EXERCISE MATERIAL
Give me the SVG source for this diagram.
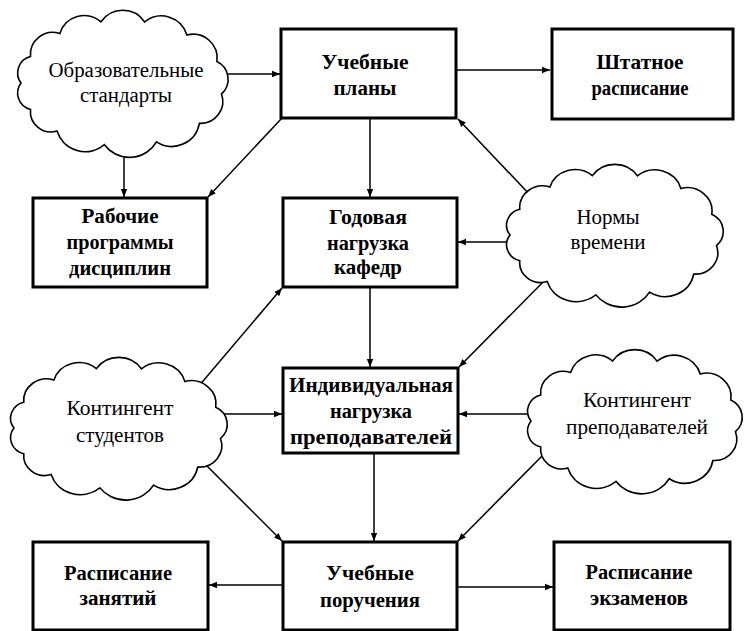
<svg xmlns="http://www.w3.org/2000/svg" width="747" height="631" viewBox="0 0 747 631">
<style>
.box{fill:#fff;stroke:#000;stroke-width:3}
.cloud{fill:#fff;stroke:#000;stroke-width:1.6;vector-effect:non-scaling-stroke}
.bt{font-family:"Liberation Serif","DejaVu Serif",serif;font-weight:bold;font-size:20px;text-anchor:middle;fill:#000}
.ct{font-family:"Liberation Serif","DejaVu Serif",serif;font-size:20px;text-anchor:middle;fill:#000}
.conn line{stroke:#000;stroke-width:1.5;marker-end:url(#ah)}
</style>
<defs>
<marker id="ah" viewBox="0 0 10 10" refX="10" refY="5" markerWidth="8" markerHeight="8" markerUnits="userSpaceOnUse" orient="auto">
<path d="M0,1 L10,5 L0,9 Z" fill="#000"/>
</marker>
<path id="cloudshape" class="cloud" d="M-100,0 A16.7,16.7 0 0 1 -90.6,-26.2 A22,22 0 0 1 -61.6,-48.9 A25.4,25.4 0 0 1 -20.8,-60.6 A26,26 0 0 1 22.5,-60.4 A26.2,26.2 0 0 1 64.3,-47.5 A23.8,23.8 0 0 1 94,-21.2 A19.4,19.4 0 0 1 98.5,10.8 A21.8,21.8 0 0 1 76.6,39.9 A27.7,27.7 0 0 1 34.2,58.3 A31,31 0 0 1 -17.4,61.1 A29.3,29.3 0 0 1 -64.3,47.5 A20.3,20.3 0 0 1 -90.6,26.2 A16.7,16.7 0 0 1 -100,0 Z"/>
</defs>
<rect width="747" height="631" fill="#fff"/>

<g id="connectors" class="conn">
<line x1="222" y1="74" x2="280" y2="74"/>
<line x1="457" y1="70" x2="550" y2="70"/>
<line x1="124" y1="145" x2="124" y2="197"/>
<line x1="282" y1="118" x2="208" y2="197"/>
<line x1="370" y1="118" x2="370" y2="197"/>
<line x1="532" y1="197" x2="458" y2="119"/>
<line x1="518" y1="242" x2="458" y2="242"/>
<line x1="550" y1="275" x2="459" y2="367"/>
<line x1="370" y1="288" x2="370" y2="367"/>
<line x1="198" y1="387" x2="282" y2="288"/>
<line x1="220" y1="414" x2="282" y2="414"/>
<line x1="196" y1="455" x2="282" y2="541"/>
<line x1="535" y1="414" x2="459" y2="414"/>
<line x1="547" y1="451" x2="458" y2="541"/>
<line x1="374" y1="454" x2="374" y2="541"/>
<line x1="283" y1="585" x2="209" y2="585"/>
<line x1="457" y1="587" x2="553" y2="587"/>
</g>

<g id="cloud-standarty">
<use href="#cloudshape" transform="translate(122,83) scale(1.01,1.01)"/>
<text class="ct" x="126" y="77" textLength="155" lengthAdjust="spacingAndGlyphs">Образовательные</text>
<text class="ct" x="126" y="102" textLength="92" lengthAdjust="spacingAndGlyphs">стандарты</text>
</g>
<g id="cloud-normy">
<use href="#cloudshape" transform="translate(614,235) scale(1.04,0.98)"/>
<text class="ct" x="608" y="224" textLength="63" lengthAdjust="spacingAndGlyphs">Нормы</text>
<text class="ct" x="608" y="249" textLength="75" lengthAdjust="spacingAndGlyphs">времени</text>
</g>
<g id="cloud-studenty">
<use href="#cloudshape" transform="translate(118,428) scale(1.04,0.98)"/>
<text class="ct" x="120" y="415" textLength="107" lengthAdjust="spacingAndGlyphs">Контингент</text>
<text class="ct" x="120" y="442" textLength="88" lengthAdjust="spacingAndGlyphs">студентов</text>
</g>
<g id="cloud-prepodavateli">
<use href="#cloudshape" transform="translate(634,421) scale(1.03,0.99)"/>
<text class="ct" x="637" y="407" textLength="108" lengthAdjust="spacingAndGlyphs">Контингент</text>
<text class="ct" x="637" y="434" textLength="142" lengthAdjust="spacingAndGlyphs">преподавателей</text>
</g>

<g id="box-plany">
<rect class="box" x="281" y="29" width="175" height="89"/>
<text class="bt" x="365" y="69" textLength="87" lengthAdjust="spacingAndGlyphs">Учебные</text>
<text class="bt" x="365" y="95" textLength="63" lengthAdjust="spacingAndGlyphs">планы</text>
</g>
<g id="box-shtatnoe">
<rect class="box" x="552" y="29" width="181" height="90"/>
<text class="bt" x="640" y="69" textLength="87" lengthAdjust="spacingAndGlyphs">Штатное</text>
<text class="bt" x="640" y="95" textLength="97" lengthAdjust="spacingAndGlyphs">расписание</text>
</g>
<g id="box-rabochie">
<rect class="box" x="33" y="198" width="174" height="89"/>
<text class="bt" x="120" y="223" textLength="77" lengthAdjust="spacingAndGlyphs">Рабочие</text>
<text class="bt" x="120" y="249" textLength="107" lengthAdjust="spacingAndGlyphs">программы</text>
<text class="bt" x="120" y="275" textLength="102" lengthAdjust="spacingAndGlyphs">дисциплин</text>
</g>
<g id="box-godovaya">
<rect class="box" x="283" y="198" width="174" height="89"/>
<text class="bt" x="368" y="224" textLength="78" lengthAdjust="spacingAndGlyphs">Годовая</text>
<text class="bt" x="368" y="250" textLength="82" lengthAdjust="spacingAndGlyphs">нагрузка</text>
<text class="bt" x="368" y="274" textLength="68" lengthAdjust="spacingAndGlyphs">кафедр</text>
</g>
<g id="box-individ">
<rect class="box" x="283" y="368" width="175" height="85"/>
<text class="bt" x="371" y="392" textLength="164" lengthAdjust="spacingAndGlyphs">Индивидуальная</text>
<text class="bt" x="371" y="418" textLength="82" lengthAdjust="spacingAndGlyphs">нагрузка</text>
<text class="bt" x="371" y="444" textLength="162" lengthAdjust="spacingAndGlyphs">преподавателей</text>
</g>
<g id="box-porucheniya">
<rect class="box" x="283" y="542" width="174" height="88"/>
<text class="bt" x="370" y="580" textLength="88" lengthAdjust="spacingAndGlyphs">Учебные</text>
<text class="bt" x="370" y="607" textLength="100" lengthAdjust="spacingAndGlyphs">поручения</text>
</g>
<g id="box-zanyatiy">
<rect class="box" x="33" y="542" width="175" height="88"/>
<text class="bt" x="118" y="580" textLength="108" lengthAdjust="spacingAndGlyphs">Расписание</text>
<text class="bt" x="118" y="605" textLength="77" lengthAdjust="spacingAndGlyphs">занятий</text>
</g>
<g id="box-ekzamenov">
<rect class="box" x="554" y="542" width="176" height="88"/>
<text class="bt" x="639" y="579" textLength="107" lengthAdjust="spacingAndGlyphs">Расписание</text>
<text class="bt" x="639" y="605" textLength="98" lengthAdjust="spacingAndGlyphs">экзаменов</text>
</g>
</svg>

==

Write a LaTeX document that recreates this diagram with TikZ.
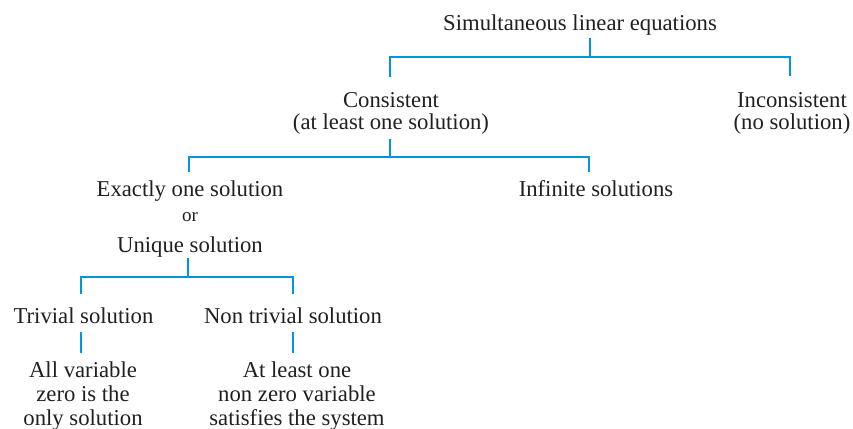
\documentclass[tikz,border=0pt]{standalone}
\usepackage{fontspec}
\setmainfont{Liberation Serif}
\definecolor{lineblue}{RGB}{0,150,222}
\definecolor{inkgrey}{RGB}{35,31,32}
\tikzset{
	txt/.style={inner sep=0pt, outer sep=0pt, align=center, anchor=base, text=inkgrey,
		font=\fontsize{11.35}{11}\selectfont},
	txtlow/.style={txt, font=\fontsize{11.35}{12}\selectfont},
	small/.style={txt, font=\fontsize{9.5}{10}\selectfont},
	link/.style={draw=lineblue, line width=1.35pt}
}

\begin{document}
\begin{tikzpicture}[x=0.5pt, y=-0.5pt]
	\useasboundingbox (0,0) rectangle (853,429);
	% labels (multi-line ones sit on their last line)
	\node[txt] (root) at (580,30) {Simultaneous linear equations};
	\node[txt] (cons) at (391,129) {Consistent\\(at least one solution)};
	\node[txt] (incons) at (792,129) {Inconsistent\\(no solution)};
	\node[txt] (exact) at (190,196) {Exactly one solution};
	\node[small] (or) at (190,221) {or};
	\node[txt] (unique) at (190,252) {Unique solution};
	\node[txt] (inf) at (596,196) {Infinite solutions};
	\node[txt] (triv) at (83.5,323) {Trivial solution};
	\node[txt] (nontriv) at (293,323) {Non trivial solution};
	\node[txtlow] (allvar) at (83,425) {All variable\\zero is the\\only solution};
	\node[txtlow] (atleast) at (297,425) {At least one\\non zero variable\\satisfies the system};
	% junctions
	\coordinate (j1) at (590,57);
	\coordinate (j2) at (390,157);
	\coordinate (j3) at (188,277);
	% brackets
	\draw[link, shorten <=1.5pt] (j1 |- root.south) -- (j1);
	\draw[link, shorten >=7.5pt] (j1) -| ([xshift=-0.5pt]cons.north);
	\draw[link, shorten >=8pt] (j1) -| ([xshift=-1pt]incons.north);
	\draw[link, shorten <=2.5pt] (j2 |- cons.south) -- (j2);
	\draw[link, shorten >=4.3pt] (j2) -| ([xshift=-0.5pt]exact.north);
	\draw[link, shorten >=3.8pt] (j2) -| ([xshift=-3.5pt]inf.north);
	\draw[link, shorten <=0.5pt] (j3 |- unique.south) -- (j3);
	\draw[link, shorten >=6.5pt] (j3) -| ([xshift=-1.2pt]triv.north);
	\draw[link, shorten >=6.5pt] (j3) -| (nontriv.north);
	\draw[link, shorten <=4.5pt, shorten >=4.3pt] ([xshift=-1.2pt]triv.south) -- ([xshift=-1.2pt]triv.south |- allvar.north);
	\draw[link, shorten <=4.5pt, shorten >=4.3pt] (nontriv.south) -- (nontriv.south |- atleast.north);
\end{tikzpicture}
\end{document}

---

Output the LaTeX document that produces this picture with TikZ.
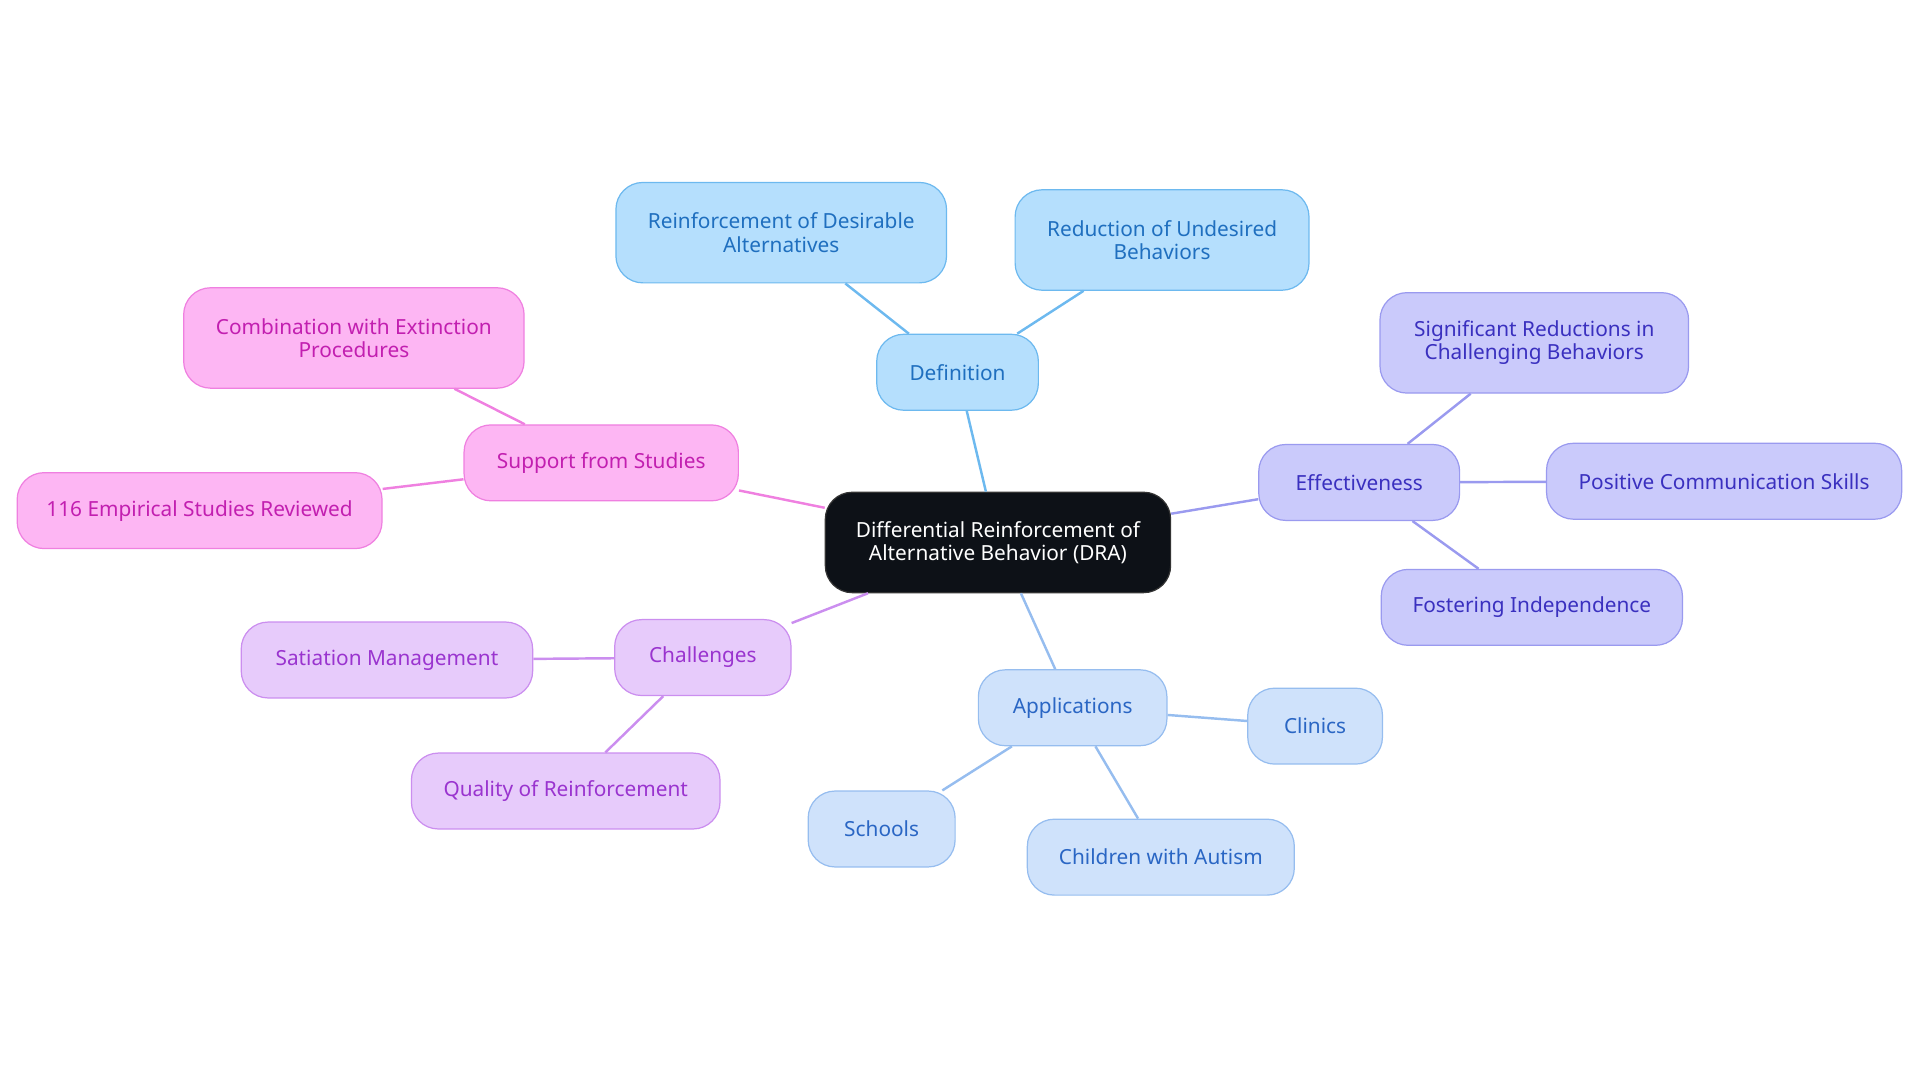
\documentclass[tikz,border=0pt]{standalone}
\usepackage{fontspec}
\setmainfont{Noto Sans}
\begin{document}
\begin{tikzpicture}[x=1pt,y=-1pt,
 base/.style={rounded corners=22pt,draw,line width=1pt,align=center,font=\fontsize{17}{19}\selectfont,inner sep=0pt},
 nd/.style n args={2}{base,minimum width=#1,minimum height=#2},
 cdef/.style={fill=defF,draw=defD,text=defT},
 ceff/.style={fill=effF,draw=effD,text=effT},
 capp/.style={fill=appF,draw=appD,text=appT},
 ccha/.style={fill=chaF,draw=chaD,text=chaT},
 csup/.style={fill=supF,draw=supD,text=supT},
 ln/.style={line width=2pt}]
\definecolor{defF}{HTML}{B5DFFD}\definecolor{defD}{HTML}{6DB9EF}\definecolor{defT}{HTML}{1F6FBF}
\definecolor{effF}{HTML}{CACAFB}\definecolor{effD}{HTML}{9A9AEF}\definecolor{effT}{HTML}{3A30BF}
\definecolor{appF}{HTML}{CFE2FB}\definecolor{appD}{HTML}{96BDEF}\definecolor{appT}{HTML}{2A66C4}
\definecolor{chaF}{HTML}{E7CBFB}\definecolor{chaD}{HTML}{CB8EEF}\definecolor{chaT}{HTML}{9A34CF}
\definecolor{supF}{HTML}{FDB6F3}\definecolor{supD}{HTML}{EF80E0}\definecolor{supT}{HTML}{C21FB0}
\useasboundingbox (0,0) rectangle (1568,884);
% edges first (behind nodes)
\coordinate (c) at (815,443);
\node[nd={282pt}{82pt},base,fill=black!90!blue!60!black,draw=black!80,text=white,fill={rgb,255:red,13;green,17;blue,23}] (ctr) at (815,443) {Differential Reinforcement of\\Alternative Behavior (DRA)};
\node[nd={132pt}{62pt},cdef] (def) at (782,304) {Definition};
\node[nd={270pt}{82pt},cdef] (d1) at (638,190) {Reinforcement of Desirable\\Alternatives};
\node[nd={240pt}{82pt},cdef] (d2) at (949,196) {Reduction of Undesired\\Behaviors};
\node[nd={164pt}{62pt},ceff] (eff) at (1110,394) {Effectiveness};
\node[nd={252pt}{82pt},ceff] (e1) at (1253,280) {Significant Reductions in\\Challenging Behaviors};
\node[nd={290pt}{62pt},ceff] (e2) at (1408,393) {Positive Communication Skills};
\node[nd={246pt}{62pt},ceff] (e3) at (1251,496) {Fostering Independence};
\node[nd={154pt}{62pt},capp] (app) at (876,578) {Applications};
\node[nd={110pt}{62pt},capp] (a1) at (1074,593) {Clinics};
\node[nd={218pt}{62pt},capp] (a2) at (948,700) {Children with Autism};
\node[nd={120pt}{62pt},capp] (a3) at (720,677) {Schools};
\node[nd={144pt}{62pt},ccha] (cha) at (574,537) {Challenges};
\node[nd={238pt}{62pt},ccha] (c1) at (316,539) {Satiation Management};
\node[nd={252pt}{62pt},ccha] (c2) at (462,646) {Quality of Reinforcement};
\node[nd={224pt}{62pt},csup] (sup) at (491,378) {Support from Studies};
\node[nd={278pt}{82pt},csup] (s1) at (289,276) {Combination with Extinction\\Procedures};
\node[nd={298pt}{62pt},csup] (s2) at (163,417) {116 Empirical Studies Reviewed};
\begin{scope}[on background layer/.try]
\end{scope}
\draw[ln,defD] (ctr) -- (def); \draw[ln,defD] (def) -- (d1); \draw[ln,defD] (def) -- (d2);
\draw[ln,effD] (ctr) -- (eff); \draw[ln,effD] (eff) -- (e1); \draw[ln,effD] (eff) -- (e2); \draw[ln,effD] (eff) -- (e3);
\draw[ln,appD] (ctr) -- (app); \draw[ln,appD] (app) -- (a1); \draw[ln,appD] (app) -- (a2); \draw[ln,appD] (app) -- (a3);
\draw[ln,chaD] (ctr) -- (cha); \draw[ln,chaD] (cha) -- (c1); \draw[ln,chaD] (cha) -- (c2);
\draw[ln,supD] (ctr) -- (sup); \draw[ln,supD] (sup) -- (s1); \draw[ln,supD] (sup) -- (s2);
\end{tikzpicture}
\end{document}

SET PROBLEM
Wherever "this" shows up in a line, copy that line.

THE ANSWER
Give me the SVG source for this diagram.
Write a LaTeX document that recreates this diagram with TikZ.
Output the LaTeX document that produces this picture with TikZ.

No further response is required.